Challenge:
Starting at the first line of the data, print each line verbatim up to and including the line bearing "Legend, XAxis, YAxis", omitting pictures.

-------- Excerpted records --------

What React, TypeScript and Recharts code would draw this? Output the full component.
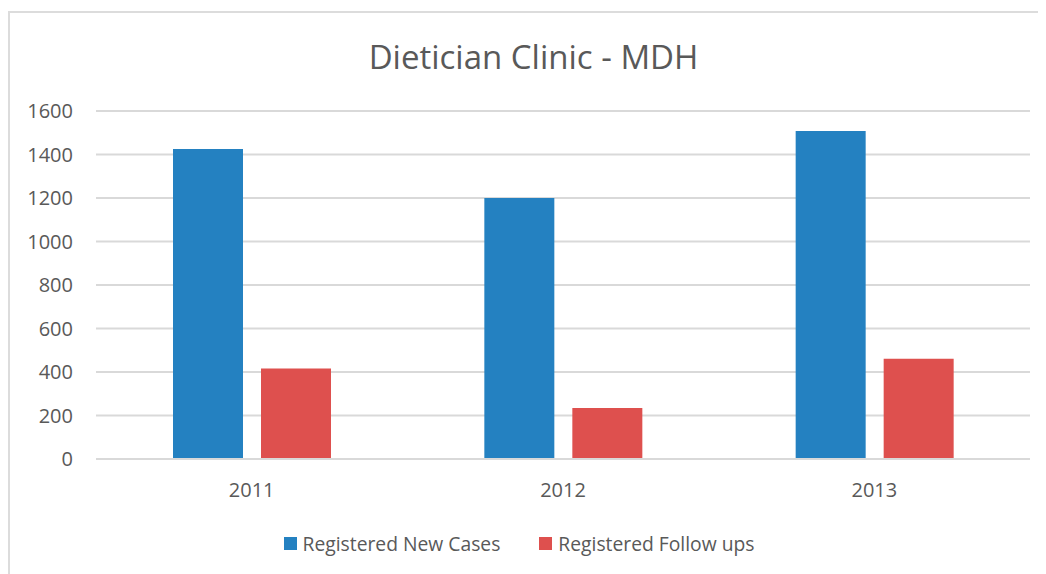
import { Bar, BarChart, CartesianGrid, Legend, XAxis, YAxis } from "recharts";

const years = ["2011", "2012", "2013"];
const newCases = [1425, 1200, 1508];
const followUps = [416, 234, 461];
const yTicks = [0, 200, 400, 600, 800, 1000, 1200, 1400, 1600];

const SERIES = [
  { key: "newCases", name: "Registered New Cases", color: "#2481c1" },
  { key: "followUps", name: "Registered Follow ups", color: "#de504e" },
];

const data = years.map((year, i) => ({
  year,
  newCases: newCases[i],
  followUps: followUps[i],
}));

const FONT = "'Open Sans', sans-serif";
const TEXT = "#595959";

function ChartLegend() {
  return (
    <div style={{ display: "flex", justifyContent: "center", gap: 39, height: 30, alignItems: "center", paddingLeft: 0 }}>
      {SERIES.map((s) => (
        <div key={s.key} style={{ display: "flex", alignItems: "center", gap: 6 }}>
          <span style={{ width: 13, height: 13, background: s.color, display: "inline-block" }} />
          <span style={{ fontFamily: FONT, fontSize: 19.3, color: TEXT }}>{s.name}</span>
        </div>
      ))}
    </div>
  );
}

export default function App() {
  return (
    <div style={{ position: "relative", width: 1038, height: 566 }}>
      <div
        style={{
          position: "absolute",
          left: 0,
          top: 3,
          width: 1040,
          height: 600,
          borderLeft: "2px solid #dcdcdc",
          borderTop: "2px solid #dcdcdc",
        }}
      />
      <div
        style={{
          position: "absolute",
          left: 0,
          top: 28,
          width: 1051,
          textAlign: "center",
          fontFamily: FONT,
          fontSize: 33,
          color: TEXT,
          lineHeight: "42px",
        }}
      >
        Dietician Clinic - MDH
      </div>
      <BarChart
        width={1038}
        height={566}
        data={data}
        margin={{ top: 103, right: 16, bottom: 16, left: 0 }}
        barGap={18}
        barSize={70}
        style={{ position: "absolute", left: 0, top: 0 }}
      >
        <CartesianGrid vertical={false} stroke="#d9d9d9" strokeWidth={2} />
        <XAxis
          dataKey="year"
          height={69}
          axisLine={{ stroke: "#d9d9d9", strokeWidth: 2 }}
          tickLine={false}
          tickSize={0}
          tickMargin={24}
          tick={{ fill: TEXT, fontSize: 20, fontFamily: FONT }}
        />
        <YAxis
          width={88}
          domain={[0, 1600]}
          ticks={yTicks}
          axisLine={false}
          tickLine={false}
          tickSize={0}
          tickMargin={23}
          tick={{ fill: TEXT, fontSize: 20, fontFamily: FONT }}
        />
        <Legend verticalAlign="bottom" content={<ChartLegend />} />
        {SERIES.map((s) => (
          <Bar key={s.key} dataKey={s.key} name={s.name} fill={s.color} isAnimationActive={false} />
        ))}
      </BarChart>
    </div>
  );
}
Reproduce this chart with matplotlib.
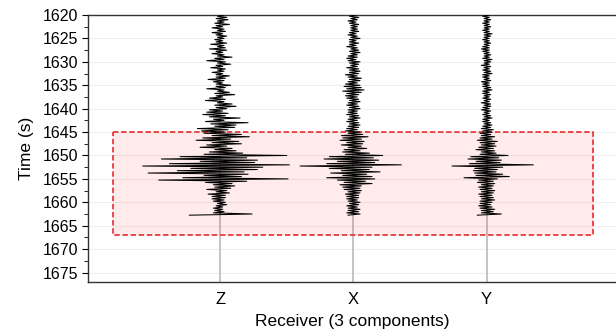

--------

Task output:
What React, TypeScript and Recharts code would draw this? Output the full component.
import { Bar, BarChart, CartesianGrid, Legend, XAxis, YAxis } from "recharts";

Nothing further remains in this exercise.